On Wings of Desire

The following essay, written in October 1987, after the release of Wings of Desire, originally appeared in The Logic of Images, a collection of Wim Wenders’s writing that was published in 1992.

In the last few years, since Paris, Texas, Berlin has been the place where I’ve stopped off. I started to feel at home there, in spite of the fact that I see the city with the eyes of someone who’s spent a lot of time away.

Up until now, the stories in my films were always told from the point of view of a main character. This time, I rejected the idea of some returning hero who rediscovers Berlin and Germany for himself. I couldn’t imagine the character through whose eyes I would see Berlin; such a person could only have been another version of myself. Besides, Travis had been a man returning to a city.

I really don’t know what gave me the idea of angels. One day I wrote “angels” in my notebook, and the next day “the unemployed.” Maybe it was because I was reading Rilke at the time—nothing to do with films—and realizing as I read how much of his writing is inhabited by angels. Reading Rilke every night, perhaps I got used to the idea of angels being around.

After a while, I began to doubt whether it would amount to a film. I tried to push the idea away, but it was never quite extinguished.

I filled a whole notebook, but it still didn’t add up to a film. Usually, a line soon emerges that enables you to fix on the characters and their relationships.
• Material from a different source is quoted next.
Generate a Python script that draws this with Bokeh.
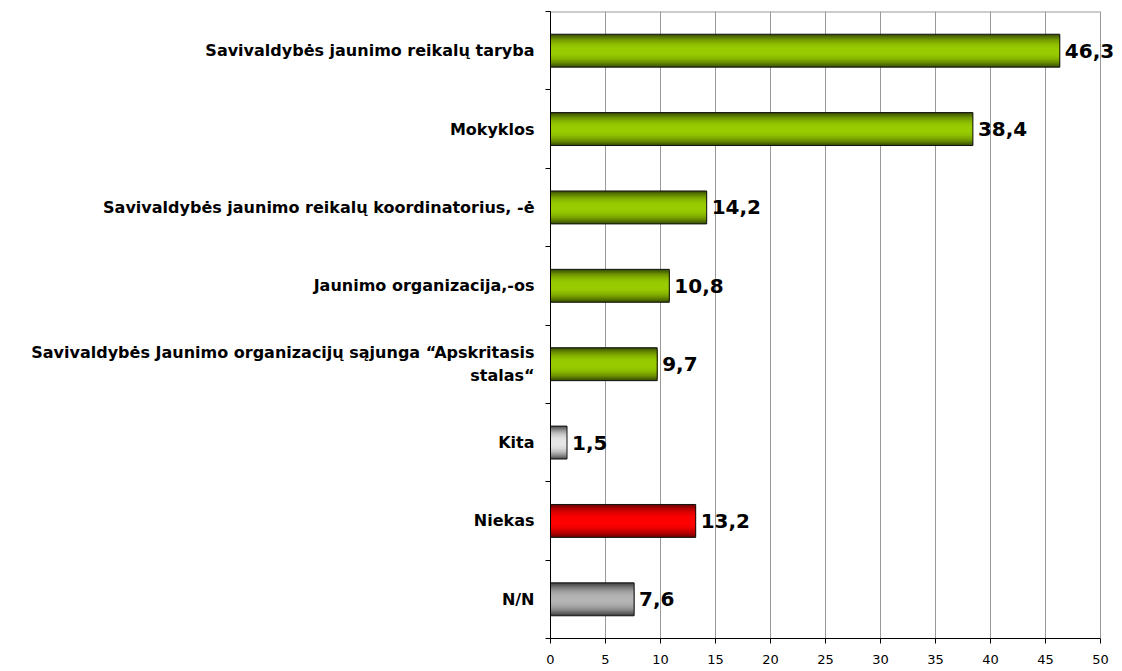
from bokeh.plotting import figure
from bokeh.models import ColumnDataSource, LabelSet, FixedTicker, Range1d
from bokeh.core.properties import value
from bokeh.embed import file_html
from bokeh.resources import INLINE

# ---- data (top to bottom) ----
categories = [
    "Savivaldybės jaunimo reikalų taryba",
    "Mokyklos",
    "Savivaldybės jaunimo reikalų koordinatorius, -ė",
    "Jaunimo organizacija,-os",
    "Savivaldybės Jaunimo organizacijų sąjunga “Apskritasis\nstalas“",
    "Kita",
    "Niekas",
    "N/N",
]
values = [46.3, 38.4, 14.2, 10.8, 9.7, 1.5, 13.2, 7.6]
value_labels = ["46,3", "38,4", "14,2", "10,8", "9,7", "1,5", "13,2", "7,6"]
x_ticks = [0, 5, 10, 15, 20, 25, 30, 35, 40, 45, 50]
x_max = 50

# ---- styles ----
bar_style = ["green", "green", "green", "green", "green", "silver", "red", "gray"]
palette = {  # (edge colour, centre colour)
    "green": ((0x3a, 0x50, 0x00), (0x99, 0xcc, 0x00)),
    "silver": ((0x50, 0x50, 0x50), (0xe6, 0xe6, 0xe6)),
    "red": ((0x70, 0x00, 0x00), (0xff, 0x00, 0x00)),
    "gray": ((0x40, 0x40, 0x40), (0xb4, 0xb4, 0xb4)),
}

n = len(categories)
ypos = [n - 0.5 - i for i in range(n)]
BAR_H = 0.42
LAYERS = 14
PX_PER_UNIT = 11.0
FRAME_W = 570


def mix(c1, c2, t):
    return "#%02x%02x%02x" % tuple(int(round(a + (b - a) * t)) for a, b in zip(c1, c2))


data = dict(y=ypos, right=values, label=value_labels)
for k in range(LAYERS):
    t = k / (LAYERS - 1)
    f = 1 - (1 - t) ** 2.2
    data["c%d" % k] = [mix(palette[s][0], palette[s][1], f) for s in bar_style]
src = ColumnDataSource(data)

p = figure(
    width=1120, height=670,
    frame_width=FRAME_W, frame_height=627,
    min_border_left=550, min_border_right=0, min_border_top=11, min_border_bottom=32,
    x_range=Range1d(0, FRAME_W / PX_PER_UNIT), y_range=Range1d(0, n),
    output_backend="svg", toolbar_location=None,
)

# top border line over the 0..x_max span
p.segment(x0=[0], x1=[x_max], y0=[n], y1=[n], line_color="#999999", line_width=2)

for k in range(LAYERS):
    h = BAR_H * (1 - k / LAYERS)
    p.hbar(y="y", left=0, right="right", height=h, source=src,
           fill_color="c%d" % k, line_color=None)
p.hbar(y="y", left=0, right="right", height=BAR_H, source=src,
       fill_alpha=0, line_color="#111111", line_width=1)

# x axis
p.xaxis.ticker = FixedTicker(ticks=x_ticks)
p.xaxis.bounds = (0, x_max)
p.xaxis.axis_line_color = "#000000"
p.xaxis.major_tick_line_color = "#000000"
p.xaxis.major_tick_out = 5
p.xaxis.major_tick_in = 0
p.xaxis.minor_tick_line_color = None
p.xaxis.major_label_text_font = "DejaVu Sans"
p.xaxis.major_label_text_font_size = "13px"
p.xaxis.major_label_text_color = "#000000"
p.xaxis.major_label_standoff = 11

# y axis: category labels at centres, boundary ticks as minor ticks
p.yaxis.ticker = FixedTicker(ticks=ypos, minor_ticks=list(range(n + 1)))
p.yaxis.major_label_overrides = {y: c for y, c in zip(ypos, categories)}
p.yaxis.axis_line_color = "#000000"
p.yaxis.major_tick_line_color = None
p.yaxis.major_tick_out = 0
p.yaxis.major_tick_in = 0
p.yaxis.minor_tick_line_color = "#000000"
p.yaxis.minor_tick_out = 5
p.yaxis.minor_tick_in = 0
p.yaxis.major_label_standoff = 11
p.yaxis.major_label_text_font = "DejaVu Sans"
p.yaxis.major_label_text_font_style = "bold"
p.yaxis.major_label_text_font_size = "16px"
p.yaxis.major_label_text_color = "#000000"

p.xgrid.ticker = FixedTicker(ticks=x_ticks)
p.xgrid.grid_line_color = "#999999"
p.ygrid.grid_line_color = None
p.outline_line_color = None

# value labels
p.add_layout(LabelSet(x="right", y="y", text="label", source=src, x_offset=5,
                      text_align="left", text_baseline="middle",
                      text_font=value("DejaVu Sans"), text_font_style="bold",
                      text_font_size=value("20px"), text_color="#000000"))

open("out.html", "w").write(file_html(p, INLINE))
But with angels, you could do anything; there were connections all over the place; you could go anywhere. You could cross the Wall, pass through windows into people’s houses, and anyone, a passerby, passengers in the underground, was suddenly the hero of a potential film. It was scary: there was too much freedom for the imagination. Even more so because there were going to be several angels. Berlin is still governed by the Four Powers, so I thought you might have four angels: American, British, French, and Russian. But that made it too schematic. Then, for a time, the angels were ex-airmen, a kind of aviators’ club, like in Howard Hawks’s Only Angels Have Wings. By and by, we boiled it down to keep just what mattered: what the angels see. The story’s told from the angels’ point of view—but how do you show what angels see?

There was also another, completely different, starting point for Wings of Desire . At the end of Paris, Texas, there’s a scene between Nastassja and little Hunter in the hotel: he goes to his mother; she takes him in her arms. There was something liberating about that scene for me: it was a feeling I was sure would have repercussions in my next film, whatever it was (The last scene, when Travis walks away: I let him go the way I do, and all my previous male characters left with him. They now live in an old people’s home on the edge of Paris, Texas.) So I badly wanted to have a woman as the main character. For a long time, I wondered about making one of the angels female. But I wanted this angel to become human, and I thought it was more interesting to have the human being a woman and the angel a man who accepts mortality for her sake.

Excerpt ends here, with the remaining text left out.